- Akaroa
- Coordinates: 41°17′10″S 148°20′18″E﻿ / ﻿41.2860°S 148.3384°E
- Country: Australia
- State: Tasmania
- Region: North-east
- LGA: Break O'Day;
- Location: 13 km (8.1 mi) NE of St Helens;

Government
- • State electorate: Lyons;
- • Federal division: Lyons;

Population
- • Total: 130 (2021 census)
- Postcode: 7216
Localities around Akaroa
| Georges Bay | Tasman Sea | Tasman Sea |
| Georges Bay | Akaroa | Tasman Sea |
| Georges Bay | Stieglitz | Tasman Sea |

= Akaroa, Tasmania =

Akaroa is a rural locality in the local government area (LGA) of Break O'Day in the North-east LGA region of Tasmania.

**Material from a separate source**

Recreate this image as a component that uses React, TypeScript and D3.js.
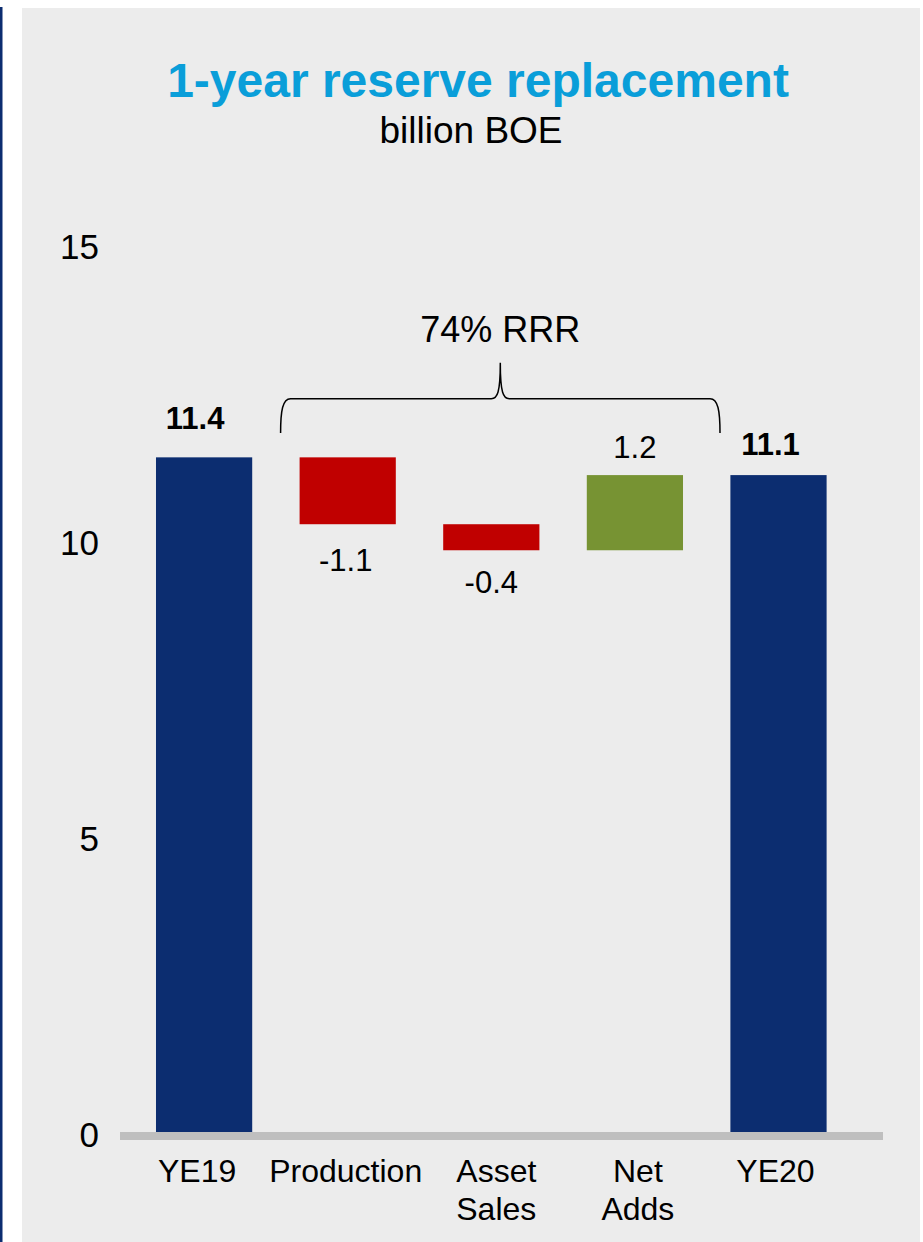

The locality is about 13 km north-east of the town of St Helens. The 2021 census recorded a population of 130 for Akaroa.

==History==
Akaroa was gazetted as a locality in 1975. The name comes from a property that was so named in 1946 by a settler who had lived for some time in Akaroa in New Zealand. It is believed to be a Māori word for “long harbour” or “peaceful waters”.

==Geography==
The waters of the Tasman Sea and Georges Bay form all boundaries of the locality except the southern.

==Road infrastructure==
Route C851 (St Helens Point Road) enters from the south and runs through to the north, where it ends.